Thanks for reading through this series with me, Christy, I’ve enjoyed having you along so much!
And thanks for the encouragement to still hook up to fmf – I’ve been hesitant because I spend so much time on each post, just because of the book endeavor and how I want to orchestrate the process. I’ll be over soon!
Great tips Ruthie!!! Love your writing 😀 The first time I let our daughter practice she drove the car off the edge of the road & right into a shrub (that did happen to be handing OVER the edge of the road). We laughed and laughed. I’d picked a deserted place with no live bodies around. So… why not laugh!!
Absolutely you have to laugh! Ahhh I remember doing some really dumb things myself when learning to drive and my dad and I laughing too. And my kids (usually much later, though)! Loved your bush story and YES – so wise to pick the deserted area. SO. WISE.
Thanks for coming over! I loved your pictures of the sun coming up this morning!
Erma’s quote – that was one wise and funny lady. Love her stuff. This hat I left for my husband to wear. I could not and still do not enjoy driving with my children, or riding for that matter if they are behind the wheel. I can’t believe all the hats you came up with.
Yes she was!!! I’ve always loved her stuff and wanted to pattern myself somewhat after her. I must confess – hubs did most of the teaching of the older two. But I was on my own with the younger two because he was out of town so much. Didn’t care for it one bit.

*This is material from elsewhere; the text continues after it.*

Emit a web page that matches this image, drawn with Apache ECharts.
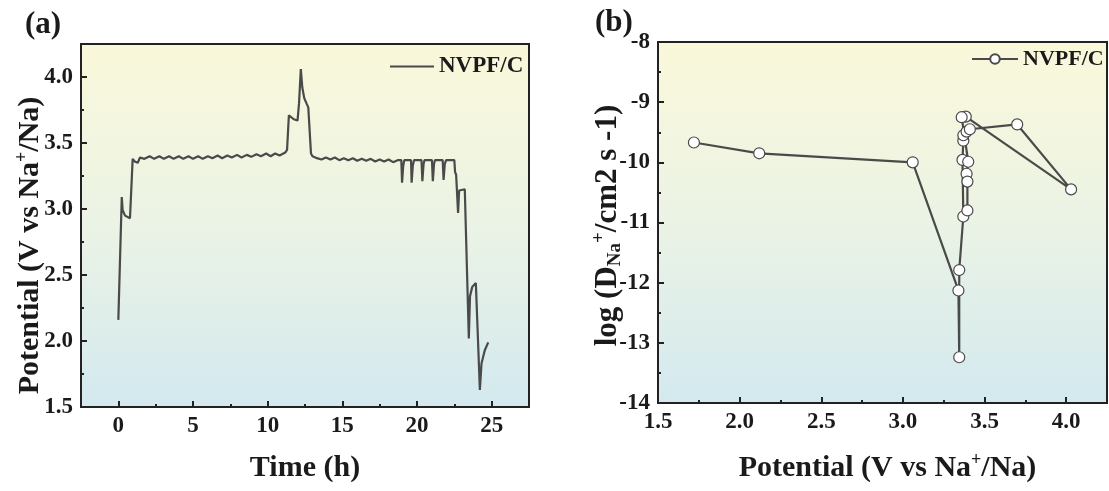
<!DOCTYPE html>
<html>
<head>
<meta charset="utf-8">
<script src="https://cdn.jsdelivr.net/npm/echarts@6/dist/echarts.min.js"></script>
<style>
  html, body { margin: 0; padding: 0; background: #fff; }
  #main { width: 1109px; height: 491px; }
</style>
</head>
<body>
<div id="main"></div>
<script>
// (a) GITT curve: time (h) vs potential
var timeH = [0, 0.23, 0.29, 0.45, 0.78, 0.96, 1.1, 1.3, 1.45, 1.75, 2.1, 2.4, 2.75, 3.05, 3.4, 3.7, 4.05, 4.35, 4.7, 5.0,
  5.35, 5.65, 6.0, 6.3, 6.65, 6.95, 7.3, 7.6, 7.95, 8.25, 8.6, 8.9, 9.25, 9.55, 9.9, 10.2, 10.5, 10.8, 11.05, 11.2,
  11.3, 11.42, 11.55, 11.75, 12.0, 12.1, 12.22, 12.32, 12.45, 12.6, 12.72, 12.9, 13.0,
  13.3, 13.6, 13.9, 14.2, 14.5, 14.8, 15.1, 15.4, 15.7, 16.0, 16.3, 16.6, 16.9, 17.2, 17.5, 17.8, 18.1, 18.4, 18.7,
  18.95, 19.0, 19.08, 19.15, 19.6, 19.64, 19.72, 19.8, 20.3, 20.36, 20.44, 20.5, 21.0, 21.06, 21.14, 21.2,
  21.72, 21.78, 21.86, 21.95, 22.5, 22.55, 22.62, 22.75, 22.82, 23.2, 23.47, 23.55, 23.7, 23.94, 24.21, 24.32, 24.54, 24.77];
var potentialA = [2.16, 3.09, 2.99, 2.95, 2.93, 3.38, 3.36, 3.35, 3.39, 3.38, 3.40, 3.38, 3.40, 3.38, 3.40, 3.38, 3.40, 3.38, 3.40, 3.38,
  3.40, 3.38, 3.40, 3.385, 3.405, 3.385, 3.405, 3.39, 3.41, 3.39, 3.41, 3.395, 3.415, 3.40, 3.42, 3.40, 3.42, 3.405, 3.42, 3.43,
  3.45, 3.71, 3.70, 3.68, 3.67, 3.80, 4.06, 3.92, 3.84, 3.80, 3.77, 3.42, 3.40,
  3.385, 3.375, 3.39, 3.375, 3.39, 3.37, 3.385, 3.37, 3.385, 3.365, 3.38, 3.365, 3.38, 3.36, 3.375, 3.36, 3.375, 3.355, 3.37,
  3.37, 3.20, 3.33, 3.37, 3.37, 3.20, 3.33, 3.37, 3.37, 3.21, 3.34, 3.37, 3.37, 3.21, 3.34, 3.37,
  3.37, 3.22, 3.34, 3.37, 3.37, 3.28, 3.26, 2.97, 3.14, 3.15, 2.02, 2.34, 2.41, 2.44, 1.63, 1.83, 1.93, 1.99];

// (b) log D vs potential
var potB = [1.72, 2.12, 3.06, 3.34, 3.345, 3.345, 3.37, 3.365, 3.37, 3.37, 3.39, 3.41, 3.70, 4.03, 3.385, 3.36, 3.40, 3.39, 3.395, 3.395];
var logD = [-9.67, -9.85, -10.0, -12.13, -13.24, -11.79, -10.9, -9.96, -9.64, -9.55, -9.49, -9.45, -9.37, -10.45, -9.24, -9.25, -9.99, -10.19, -10.32, -10.80];

var ticksXa = [0, 5, 10, 15, 20, 25];
var minorXa = [2.5, 7.5, 12.5, 17.5, 22.5];
var ticksYa = [1.5, 2.0, 2.5, 3.0, 3.5, 4.0];
var minorYa = [1.75, 2.25, 2.75, 3.25, 3.75];
var ticksXb = [1.5, 2.0, 2.5, 3.0, 3.5, 4.0];
var minorXb = [1.75, 2.25, 2.75, 3.25, 3.75];
var ticksYb = [-14, -13, -12, -11, -10, -9, -8];
var minorYb = [-13.5, -12.5, -11.5, -10.5, -9.5, -8.5];

var FONT = '"Times New Roman", "Liberation Serif", serif';
var INK = '#1a1a1a';
var LINE = '#4a4a4a';

function bg() {
  return new echarts.graphic.LinearGradient(0, 0, 0, 1, [
    { offset: 0, color: '#faf8da' },
    { offset: 0.5, color: '#ebf3e5' },
    { offset: 1, color: '#d3e9ef' }
  ]);
}

function richFor(size) {
  return {
    sup: { fontSize: size, fontWeight: 'bold', fontFamily: FONT, color: INK, lineHeight: size - 1, verticalAlign: 'top' },
    sub: { fontSize: size, fontWeight: 'bold', fontFamily: FONT, color: INK, lineHeight: size - 1, verticalAlign: 'bottom' }
  };
}

function mainAxis(gi, pos, min, max, interval, ticks, fmt, name, gap, pad, nameSize) {
  var ns = nameSize || 30;
  return {
    type: 'value', gridIndex: gi, position: pos, min: min, max: max, interval: interval,
    name: name, nameLocation: 'middle', nameGap: gap, nameMoveOverlap: false,
    nameRotate: (pos === 'left') ? 90 : 0,
    nameTextStyle: { fontFamily: FONT, fontWeight: 'bold', fontSize: ns, color: INK, lineHeight: ns + 4, rich: richFor(Math.round(ns * 0.6)), padding: pad || 0 },
    axisLine: { show: true, onZero: false, lineStyle: { color: '#222', width: 2 } },
    axisTick: { show: true, inside: true, length: 6, customValues: ticks, lineStyle: { color: '#222', width: 2 } },
    axisLabel: { customValues: ticks, formatter: fmt, margin: 8, fontFamily: FONT, fontWeight: 'bold', fontSize: 23, color: INK },
    splitLine: { show: false }
  };
}

function minorAxis(gi, pos, min, max, interval, ticks) {
  return {
    type: 'value', gridIndex: gi, position: pos, min: min, max: max, interval: interval,
    axisLine: { show: false, onZero: false },
    axisTick: { show: true, inside: true, length: 3, customValues: ticks, lineStyle: { color: '#222', width: 2 } },
    axisLabel: { show: false },
    splitLine: { show: false }
  };
}

function f1(v) { return v.toFixed(1); }
function f0(v) { return String(Math.round(v)); }

var chart = echarts.init(document.getElementById('main'), null, { renderer: 'canvas' });

var option = {
  backgroundColor: '#ffffff',
  animation: false,
  title: [
    { text: '(a)', left: 20, top: 4, textStyle: { fontFamily: FONT, fontWeight: 'bold', fontSize: 31, color: INK } },
    { text: '(b)', left: 590, top: 2, textStyle: { fontFamily: FONT, fontWeight: 'bold', fontSize: 31, color: INK } }
  ],
  legend: [
    {
      data: ['NVPF/C'], left: 384, top: 50, itemWidth: 44, itemHeight: 12,
      itemStyle: { color: 'rgba(0,0,0,0)', borderWidth: 0 },
      textStyle: { fontFamily: FONT, fontWeight: 'bold', fontSize: 23, color: INK }
    },
    {
      data: ['NVPF/C '], left: 966, top: 43, itemWidth: 46, itemHeight: 12,
      textStyle: { fontFamily: FONT, fontWeight: 'bold', fontSize: 22, color: INK }
    }
  ],
  grid: [
    { left: 81, top: 44, right: 580, bottom: 84, show: true, backgroundColor: bg(), borderColor: '#222', borderWidth: 2 },
    { left: 658, top: 42, right: 2, bottom: 88, show: true, backgroundColor: bg(), borderColor: '#222', borderWidth: 2 }
  ],
  xAxis: [
    mainAxis(0, 'bottom', -2.5, 27.5, 2.5, ticksXa, f0, 'Time (h)', 44),
    minorAxis(0, 'bottom', -2.5, 27.5, 2.5, minorXa),
    mainAxis(1, 'bottom', 1.5, 4.25, 0.25, ticksXb, f1, 'Potential (V vs Na{sup|+}/Na)', 48, [0, 0, 0, 10]),
    minorAxis(1, 'bottom', 1.5, 4.25, 0.25, minorXb)
  ],
  yAxis: [
    mainAxis(0, 'left', 1.5, 4.25, 0.25, ticksYa, f1, 'Potential (V vs Na{sup|+}/Na)', 34, [0, 40, 0, 0]),
    minorAxis(0, 'left', 1.5, 4.25, 0.25, minorYa),
    mainAxis(1, 'left', -14, -8, 0.5, ticksYb, f0, 'log (D{sub|Na}{sup|+}/cm2 s -1)', 33, [0, 6, 0, 0], 31),
    minorAxis(1, 'left', -14, -8, 0.5, minorYb)
  ],
  series: [
    {
      name: 'NVPF/C', type: 'line', xAxisIndex: 0, yAxisIndex: 0,
      symbol: 'none', smooth: false,
      lineStyle: { color: LINE, width: 2.2 },
      itemStyle: { color: LINE },
      data: timeH.map(function (t, i) { return [t, potentialA[i]]; })
    },
    {
      name: 'NVPF/C ', type: 'line', xAxisIndex: 2, yAxisIndex: 2,
      symbol: 'circle', symbolSize: 11,
      lineStyle: { color: LINE, width: 2.2 },
      itemStyle: { color: '#ffffff', borderColor: LINE, borderWidth: 1.2 },
      data: potB.map(function (p, i) { return [p, logD[i]]; })
    }
  ]
};

chart.setOption(option);
</script>
</body>
</html>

And Jim and I brainstormed for all the hats a couple weeks ago and I wrote down ideas for each one so I could just go and pick the hat when I’m ready to write! The whole hat idea was my oldest daughter’s, and I loved it right off the bat. Thanks for sticking with me, friend!
Karrilee Aggett says
LOL! Try not to gasp! Yep… that’s a good one! When our girlie was learning, we were all three shocked to hear that she wanted ME to take her more than her Dad! I am the one who battles fear, and he is the one who is always laid back… but not when it came to putting her behind a wheel! I think it had a lot to do with the no gasping! 😉
Hi Karrilee! I enjoy hearing about your memories with your daughter! It’s funny, the laid back ones are always the ones who spaz out (like my dad and I). Jim taught our older two and then I had no choice when it was time for the younger two – he went MIA with work lol. I did not enjoy. But we lived. 🙂
Rachel Kathrine says
Ruthie, you are hilarious, I love reading your posts. Maybe they’ll fail, this buys you more time, so funny!
True life there, girlie. I could tell you so much more. But I don’t want to scare you too much. 😉 Thanks for connecting again and for your kindness!
Anita Ojeda says
Awesome advice! Don’t forget to teach them how to drive in snow and ice–even if you have to flood your driveway on a cold night ;).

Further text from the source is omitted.